The above EIGRP configuration for autonomous system 10 advertises directly connected networks 192.168.10.0 and 10.0.0.0. Since EIGRP auto-summarizes at classful boundaries, you must use the no auto-summary command as well. The summary route we will advertise to the backbone network is placed on the interface connected to the backbone, not under the routing process.

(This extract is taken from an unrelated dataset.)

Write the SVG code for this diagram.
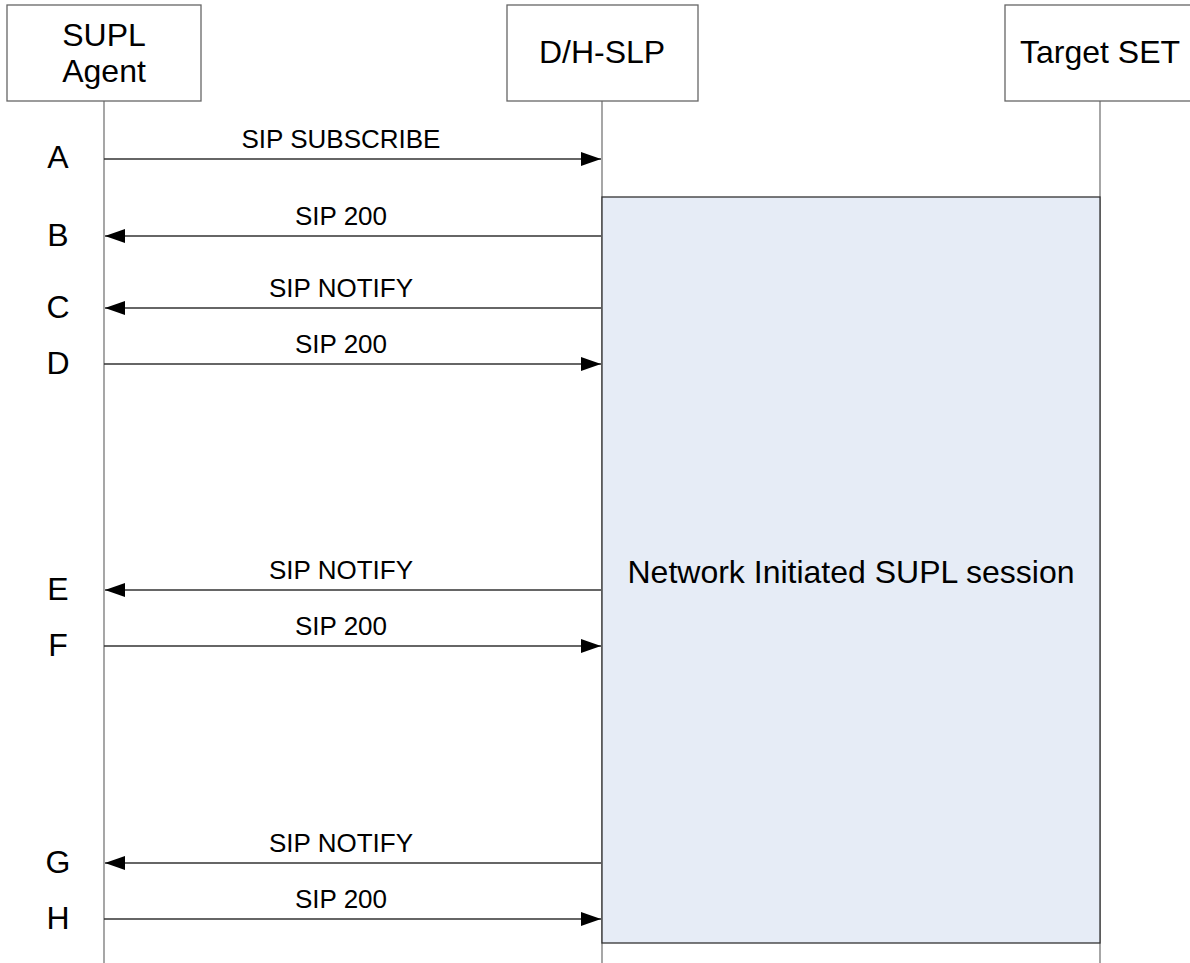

This summary route tells EIGRP to find all networks in the 192.168.10.64 network with a block size of 32 and advertise them as one route out interface E0. This means, basically, that any packet with a destination IP address of 192.168.10.64 through

192.168.10.95 will be forwarded via this summary route.

To summarize the contiguous network with OSPF we used with the EIGRP example we need to configure OSPF into multiple areas, as shown in Figure 7.11.

To summarize area 1 into the area 0 backbone, use the following command under the OSPF Process ID. Here is the complete OSPF configuration for the Core (backbone) router:

Core#config t

Core(config)#router ospf 1

Core(config-router)#network 192.168.10.64 0.0.0.3 area 1

Core(config-router)#network 192.168.10.68 0.0.0.3 area 1

Core(config-router)#network 10.10.10.0 0.0.0.255 area 0

Core(config-router)#area 1 range 192.168.10.64 255.255.255.224

The no auto-summary command is not needed since OSPF does not summarize at any boundary by default. The preceding OSPF configuration will summarize all the networks from area 1 to the backbone area as one entry of 192.168.10.64/27.